# How to give your taxidermy a little something extra



## NatureBoy17 (Feb 27, 2010)

That's a great idea! Very professional and neat looking! Really makes the mount stand out!


----------



## 05_sprcrw (Aug 18, 2009)

Thank you


----------



## kynknwl (Apr 30, 2010)

I really like that! Great idea man, I might have to try it.


----------



## Gig49 (Apr 25, 2010)

Very nice


----------



## 05_sprcrw (Aug 18, 2009)

kynknwl said:


> I really like that! Great idea man, I might have to try it.
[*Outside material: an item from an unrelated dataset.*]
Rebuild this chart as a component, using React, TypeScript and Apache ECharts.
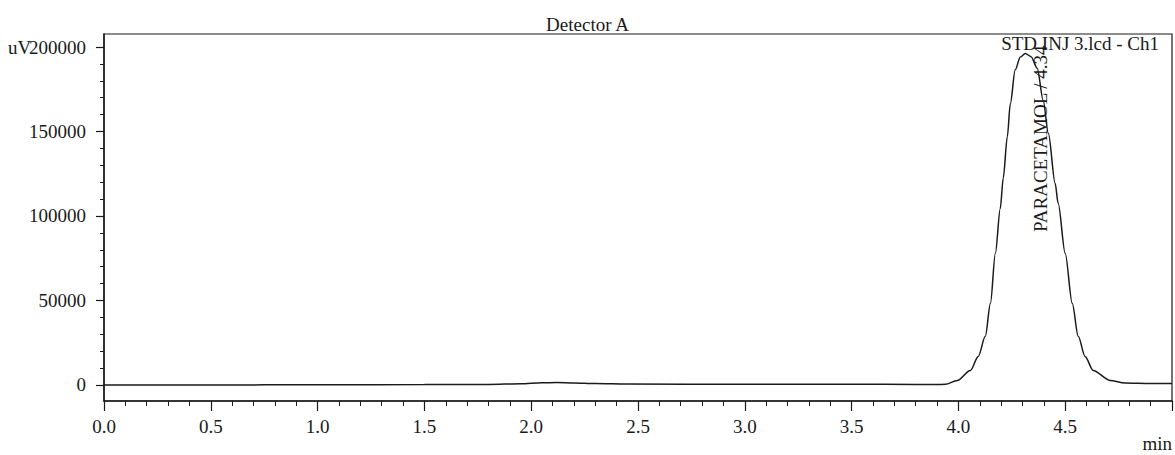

Thanks and it is very simple don't be afraid to try it only thing you can loose is time.


----------



## jimmy bug (Feb 9, 2010)

looks cheesy, imho


----------



## 05_sprcrw (Aug 18, 2009)

jimmy bug said:


> looks cheesy, imho


Thanks for being honest :darkbeer:

Each to his own..


----------



## shane albert (May 26, 2010)

wow. great creative thinking. I agree the deer by itself on the wall looks okay but just seems a bit boring and original. the fence and barbed wire was a great addition to really make the deer stand out and will probably lead to longer stares and conversations from your guests. great job. giving me ideas. haha


----------



## 05_sprcrw (Aug 18, 2009)

shane albert said:


> wow. great creative thinking. I agree the deer by itself on the wall looks okay but just seems a bit boring and original. the fence and barbed wire was a great addition to really make the deer stand out and will probably lead to longer stares and conversations from your guests. great job. giving me ideas. haha


Thank you! I know it adds some flare that a plain mount doesn't really have. :darkbeer: It is straight forward and very inexpensive to do, its one of the cheaper ideas I have had lol.


----------



## IA Monsterbuck (Jul 18, 2006)

That's either a short deer or you're hunting high fence enclosure. - J/k :tongue: Looks good, very creative.


----------



## mmtcougar (Feb 22, 2007)

I really like the idea, but not the composition. Maybe post off to one side, bend the wire to look like a downed fence. IDK, just too square. Just my opionion though.


----------



## LOSTnWoods (Jun 16, 2010)

sweet!!


----------



## TradHarvester (May 16, 2010)

I like the idea but i would have offset the post to one of the sides and continued it to the bottom of the shoulder. I think it would make it look less manufactured and more natural.


----------